Bodies of massacred men were brought from the frontier villages and paraded through the town, and so threatening became the aspect of the population, that the Assembly of Quakers were at last obliged to pass a militia law.

It was, however, an absolutely useless one.

It specially excepted the Quakers from service, and constrained nobody, but declared it lawful for such as chose to form themselves into companies, and to elect officers by ballot.

The company officers might, if they saw fit, elect, also by ballot, colonels, lieutenant colonels, and majors.

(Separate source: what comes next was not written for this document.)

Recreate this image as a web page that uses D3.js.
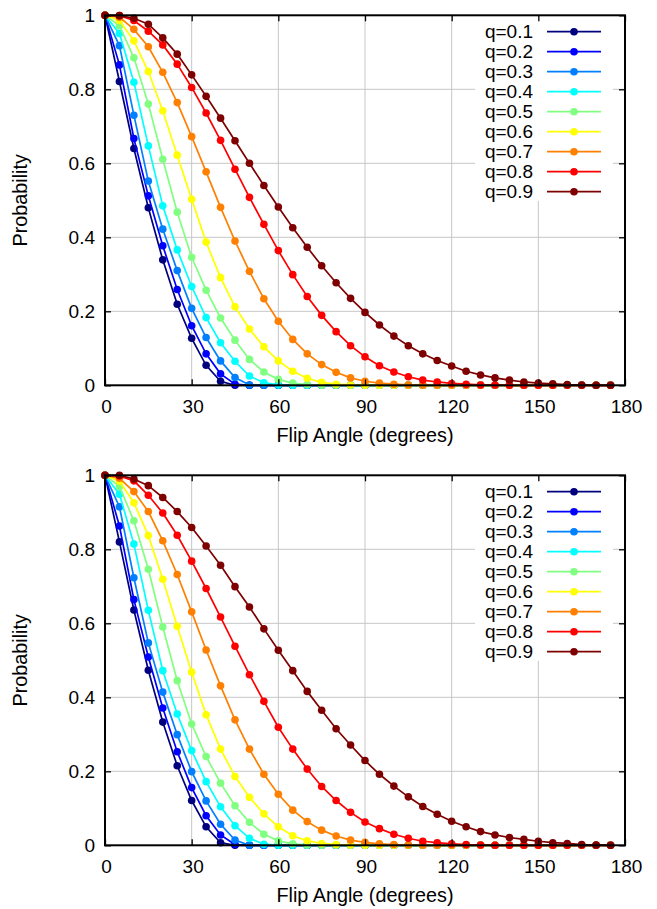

These last might then, in conjunction with the governor, frame articles of war, to which, however, no officer or man was to be subjected, unless, after three days' consideration, he subscribed them in presence of a justice of the peace, and declared his willingness to be bound by them.
This mockery of a bill, drawn by Benjamin Franklin while the savages were raging in the colony and the smoke of a hundred villages was ascending to the skies, was received with indignation by the people, and this rose to such a height that the Assembly must have yielded unconditionally, had not a circumstance occurred which gave them a decent pretext for retreat.
The governor informed them that he had just received a letter from the proprietors, as Penn's heirs were called, giving to the province five thousand pounds to aid in its defence, on condition that the money should be accepted as a free gift, and not as their proportion of any tax that was or might be laid by the Assembly.
Thereupon, the Assembly struck out the clause taxing the proprietory estates, and the governor signed the bill.